We assessed here the impact of the known cardiovascular disease genes/loci on the population burden of CHD over time, based on data from the Framingham Heart Study Offspring Cohort. Static PAFs have been extensively used to rank risk factors and to assess the prospective gains in disease prevention. In this study, we extended the static estimation of PAFs and evaluated how the population impact of genetic variants changed over the life course of CHD, as shown in the PAF plot (Figure ). The unadjusted PAFs associated with genetic variants slightly decreased as age advanced, whereas adjusted PAFs showed a subtle increase with age, which may be due to the small number of events in these data, especially in the early and late age groups.
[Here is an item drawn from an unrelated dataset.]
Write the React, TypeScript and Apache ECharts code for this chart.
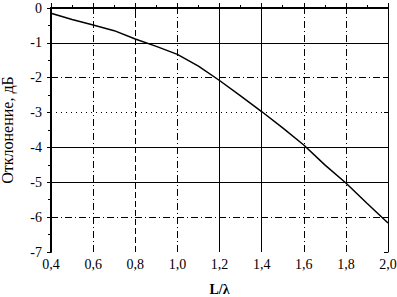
import React, { useEffect, useRef } from "react";
import * as echarts from "echarts";

const xValues = [0.4, 0.5, 0.6, 0.7, 0.8, 0.9, 1.0, 1.1, 1.2, 1.3, 1.4, 1.5, 1.6, 1.7, 1.8, 1.9, 2.0];
const yValues = [-0.15, -0.33, -0.49, -0.65, -0.89, -1.1, -1.33, -1.67, -2.08, -2.52, -2.97, -3.44, -3.93, -4.5, -5.02, -5.6, -6.17];

const hGridValues = [-1, -2, -3, -4, -5, -6];
const hGridTypes = ["solid", "dashdot", "dotted", "solid", "solid", "dashdot"];
const vGridValues = [0.6, 0.8, 1.0, 1.2, 1.4, 1.6, 1.8];
const vGridTypes = ["dashdot", "dashed", "dashdot", "solid", "solid", "dashdot", "dashdot"];

const yAxisTitle = "Отклонение, дБ";
const xAxisTitle = "L/λ";

const dashOf = (t: string): any => {
  if (t === "dashdot") return [7, 3, 1, 3];
  if (t === "dashed") return [6, 3];
  if (t === "dotted") return [1, 4];
  return "solid";
};

export default function App() {
  const ref = useRef<HTMLDivElement>(null);
  useEffect(() => {
    if (!ref.current) return;
    const chart = echarts.init(ref.current, null, { renderer: "svg" });
    const font = "'Liberation Serif', 'Times New Roman', serif";
    const markData: any[] = [];
    hGridValues.forEach((v, i) =>
      markData.push({ yAxis: v, lineStyle: { type: dashOf(hGridTypes[i]), color: "#000", width: 1 } })
    );
    vGridValues.forEach((v, i) =>
      markData.push({ xAxis: v, lineStyle: { type: dashOf(vGridTypes[i]), color: "#000", width: 1 } })
    );
    const baseX = {
      type: "value",
      min: 0.4,
      max: 2.0,
      interval: 0.2,
      splitLine: { show: false },
    };
    const baseY = {
      type: "value",
      min: -7,
      max: 0,
      interval: 1,
      splitLine: { show: false },
    };
    chart.setOption({
      animation: false,
      backgroundColor: "#fff",
      grid: { left: 51, right: 9, top: 8, bottom: 45, containLabel: false, outerBoundsMode: "none" },
      xAxis: [
        {
          ...baseX,
          position: "bottom",
          name: xAxisTitle,
          nameLocation: "middle",
          nameGap: 30,
          nameTextStyle: { fontFamily: font, fontSize: 14, fontWeight: "bold", color: "#000" },
          axisLine: { show: true, lineStyle: { color: "#000", width: 2 } },
          axisTick: { show: true, inside: true, length: 5, lineStyle: { color: "#000" } },
          minorTick: { show: true, splitNumber: 2, length: 3, lineStyle: { color: "#000" } },
          axisLabel: {
            fontFamily: font,
            fontSize: 14,
            color: "#000",
            margin: 5,
            formatter: (v: number) => v.toFixed(1).replace(".", ","),
          },
        },
        {
          ...baseX,
          position: "top",
          axisLine: { show: true, lineStyle: { color: "#000", width: 1 } },
          axisTick: { show: true, inside: true, length: 4, lineStyle: { color: "#000" } },
          axisLabel: { show: false },
        },
      ],
      yAxis: [
        {
          ...baseY,
          position: "left",
          name: yAxisTitle,
          nameLocation: "middle",
          nameGap: 36,
          nameTextStyle: { fontFamily: font, fontSize: 16, color: "#000" },
          axisLine: { show: true, lineStyle: { color: "#000", width: 2 } },
          axisTick: { show: true, inside: false, length: 4, lineStyle: { color: "#000" } },
          minorTick: { show: true, splitNumber: 2, length: 3, lineStyle: { color: "#000" } },
          axisLabel: { fontFamily: font, fontSize: 14, lineHeight: 14, color: "#000", margin: 9 },
        },
        {
          ...baseY,
          position: "right",
          axisLine: { show: true, lineStyle: { color: "#000", width: 1 } },
          axisTick: { show: true, inside: true, length: 4, lineStyle: { color: "#000" } },
          axisLabel: { show: false },
        },
      ],
      series: [
        {
          type: "line",
          data: xValues.map((x, i) => [x, yValues[i]]),
          showSymbol: false,
          smooth: false,
          lineStyle: { color: "#000", width: 1.5 },
          markLine: {
            silent: true,
            symbol: "none",
            label: { show: false },
            data: markData,
          },
        },
      ],
    });
    return () => chart.dispose();
  }, []);
  return <div ref={ref} style={{ width: 397, height: 297, position: "absolute", left: 0, top: 0 }} />;
}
For example, only six CHD events occurred before the age of 45, whereas eight events occurred after 75. However, we observed much higher PAFs for the risk score compared with each individual SNP, suggesting the importance of evaluating multiple genetic variants for the population impact analysis.
While the use of the risk score summary metric was useful in this population in which no single SNP achieved a large PAF, these estimates should be interpreted with caution because any time we combine SNP effects based on statistical significance and effect size, we will automatically obtain an improved effect estimate and p-value.